His work on the south shore with the Bridgewater chapter of Fridays for Future and the three-member group Nova Scotia Youth for Climate Action (NSYCA) means he's regularly talking to politicians and the media, but he didn't feel it was making a big enough impact.

By joining the lawsuit, he hopes he can get his message to a bigger audience.

Parker says that the kids and teens' legal claim leaves no room for doubt that climate change has disproportionately impacted the physical and emotional integrity of youth. "Part of what the lawsuit does is help the court to understand that these may be complex legal problems but they're complex legal problems that are affecting real individuals," says Parker. It takes the courts' traditional view that climate change is a political issue and makes clear it's a life and death issue. Constitutional obligations are triggered because you can't say to a child 'it's a political issue go vote', because "they don't have that option," she says.

The case stands on three main tenets: two violations of the Canadian Charter of Rights and Freedoms­ (youths' rights to life, liberty and security of the person and violating youth rights to equality) and the Public Trust Doctrine, which requires the government to protect and maintain survival resources for future generations.
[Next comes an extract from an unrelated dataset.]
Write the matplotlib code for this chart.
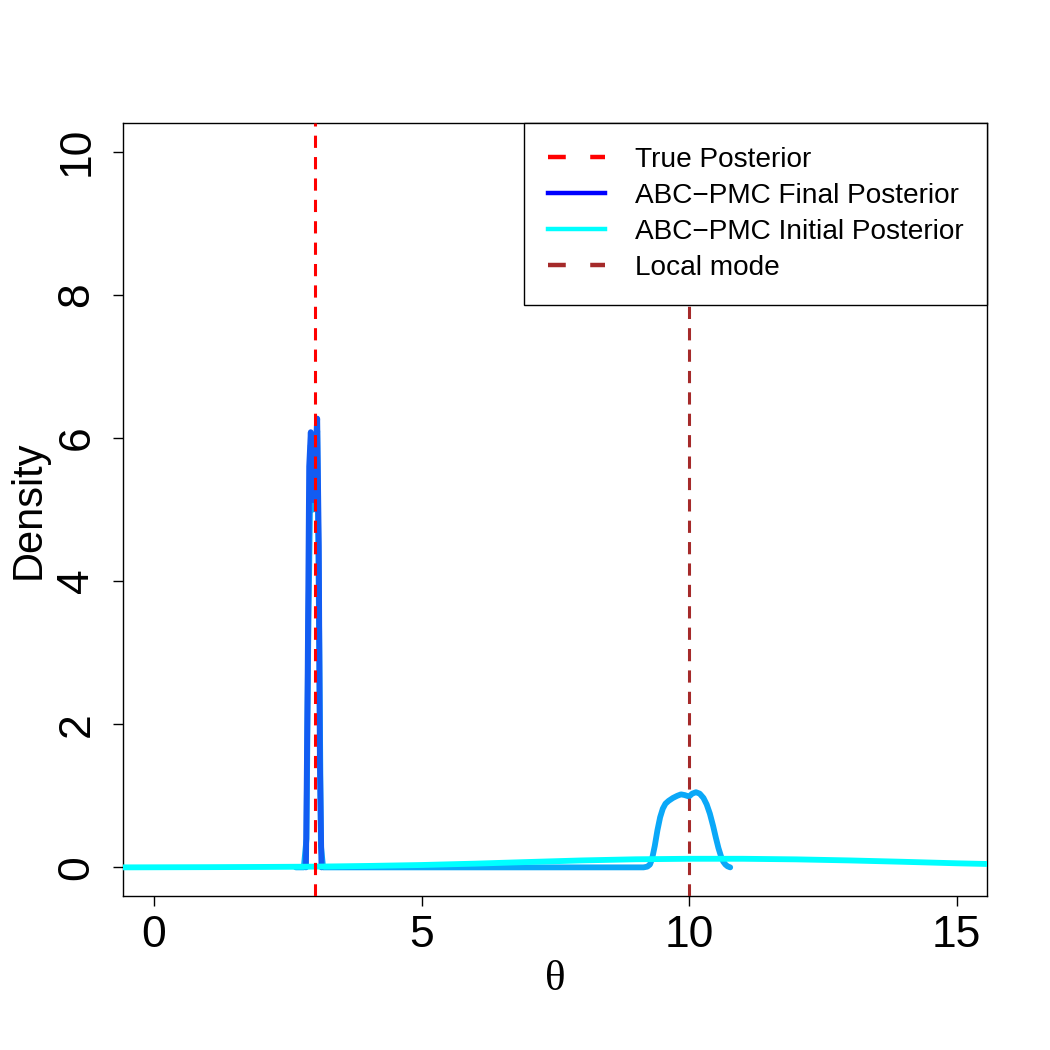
import numpy as np
import matplotlib.pyplot as plt
from matplotlib.lines import Line2D

plt.rcParams['font.family'] = ['Liberation Sans', 'DejaVu Sans']

true_theta = 3.0
local_mode = 10.0

# initial ABC-PMC posterior (broad, cyan)
init_x = np.array([-0.6, 1.0, 2.0, 3.0, 4.0, 5.0, 6.0, 7.0, 8.0, 9.0, 10.0, 11.0,
                   12.0, 13.0, 14.0, 15.0, 15.6])
init_y = np.array([0.0, 0.003, 0.006, 0.01, 0.02, 0.033, 0.052, 0.075, 0.097, 0.113,
                   0.12, 0.12, 0.112, 0.097, 0.078, 0.057, 0.047])

# intermediate posterior (light blue, bimodal)
mid_x = np.array([2.65, 2.80, 2.85, 2.88, 2.93, 2.98, 3.05, 3.09, 3.12, 3.16, 5.0, 8.0,
                  9.15, 9.22, 9.27, 9.31, 9.36, 9.41, 9.46, 9.51, 9.56, 9.62, 9.70,
                  9.78, 9.85, 9.92, 10.0, 10.06, 10.13, 10.20, 10.27, 10.33, 10.39,
                  10.45, 10.50, 10.55, 10.60, 10.64, 10.68, 10.72, 10.77])
mid_y = np.array([0.0, 0.0, 0.4, 3.0, 5.9, 5.0, 6.1, 3.0, 0.3, 0.0, 0.0, 0.0,
                  0.0, 0.01, 0.04, 0.12, 0.3, 0.52, 0.7, 0.82, 0.89, 0.93, 0.97,
                  1.0, 1.02, 1.01, 0.99, 1.03, 1.05, 1.03, 0.97, 0.88, 0.75,
                  0.58, 0.42, 0.27, 0.15, 0.08, 0.04, 0.015, 0.0])

# final ABC-PMC posterior (blue, narrow around theta = 3)
fin_x = np.array([2.84, 2.87, 2.90, 2.93, 2.98, 3.02, 3.05, 3.08, 3.10, 3.13])
fin_y = np.array([0.0, 2.5, 5.6, 6.08, 5.13, 5.8, 6.27, 4.5, 1.5, 0.0])

labels = ['True Posterior', 'ABC\u2212PMC Final Posterior',
          'ABC\u2212PMC Initial Posterior', 'Local mode']

fig = plt.figure(figsize=(10.5, 10.5), dpi=100)
ax = fig.add_axes([123 / 1050, 154 / 1050, 864 / 1050, 773 / 1050])

ax.plot(mid_x, mid_y, color='#0aa8f8', lw=4.2, solid_capstyle='round',
        solid_joinstyle='round', zorder=2)
ax.plot(fin_x, fin_y, color='#125cf2', lw=4.2, solid_capstyle='round',
        solid_joinstyle='round', zorder=3)
ax.plot(init_x, init_y, color='#00ffff', lw=4.2, zorder=4)

ax.axvline(true_theta, color='red', lw=2.2, ls=(0, (4, 3)), zorder=5)
ax.axvline(local_mode, color='#a52a2a', lw=2.2, ls=(0, (4, 3)), zorder=5)

ax.set_xlim(-0.58, 15.57)
ax.set_ylim(-0.4, 10.4)
ax.set_xticks([0, 5, 10, 15])
ax.set_yticks([0, 2, 4, 6, 8, 10])
ax.tick_params(axis='both', labelsize=32, length=7.5, width=1.0)
ax.tick_params(axis='x', pad=6)
ax.tick_params(axis='y', pad=11)
for t in ax.get_yticklabels():
    t.set_rotation(90)
    t.set_va('center')
for s in ax.spines.values():
    s.set_linewidth(1.0)

fig.text(555 / 1050, 1 - 980 / 1050, '\u03b8', fontsize=31, family='Liberation Serif',
         ha='center', va='center')
fig.text(29 / 1050, 1 - 510 / 1050, 'Density', fontsize=30, rotation=90,
         ha='center', va='center')

handles = [
    Line2D([], [], color='red', lw=3.2, ls=(0, (4, 5.5))),
    Line2D([], [], color='#0000ff', lw=3.2),
    Line2D([], [], color='#00ffff', lw=3.2),
    Line2D([], [], color='#a52a2a', lw=3.2, ls=(0, (4, 5.5))),
]
leg = ax.legend(handles, labels, loc='upper right', fontsize=20.2, frameon=True,
                fancybox=False, borderaxespad=0, borderpad=0.85, labelspacing=0.36,
                handlelength=2.05, handletextpad=1.05, framealpha=1)
leg.get_frame().set_edgecolor('black')
leg.get_frame().set_linewidth(1.0)
leg.set_zorder(10)

fig.savefig('out.png', dpi=100, facecolor='white')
Parker says resources that play a fundamental role in the health of the public—and therefore the government has an obligation to protect—are getting so overburdened that they can't do their job of regulating the climate, and that can affect everyone. "The federal government has public trust obligation to ensure that those resources are intact so that they can do their job."

According to Parker, the Public Trust Doctrine is not as developed in Canadian law as it is in the US. She says what is needed is one that's much more "made in Canada", and better able to reflect the multicultural jurisdiction that takes into account both common law, civil law and Indigenous law.

"Almost everything you can think of is tied to Indigenous peoples of Canada," Reinhart-Smith says. "They have been trying to protect the environment for decades, and they've been ignored by the people in power. They are the leaders at this forefront. Now, there's a huge uprising all across the world, but they were fighting for this first, we need to take advice from them because they've always lived on the land."

The legal proceedings are expected to take years. The federal government will likely be preparing a defence in response to the initial claim and Parker says that the plaintiffs will probably attend depositions and may eventually be called to appear in federal court in Vancouver.

In the meantime, Reinhart-Smith is looking forward to things slowing down. He's learning that many youth climate activists are struggling with eco-anxiety and burnout.

"I just like hanging out with my friends, trying to keep things normal in the middle of the craziness that's happening," he explains. He plans to get back to organizing a coffeehouse, playing fiddle, guitar, piano and singing, while the big powers he's challenging are put to work to see how they'll respond to his and the other youth's demands.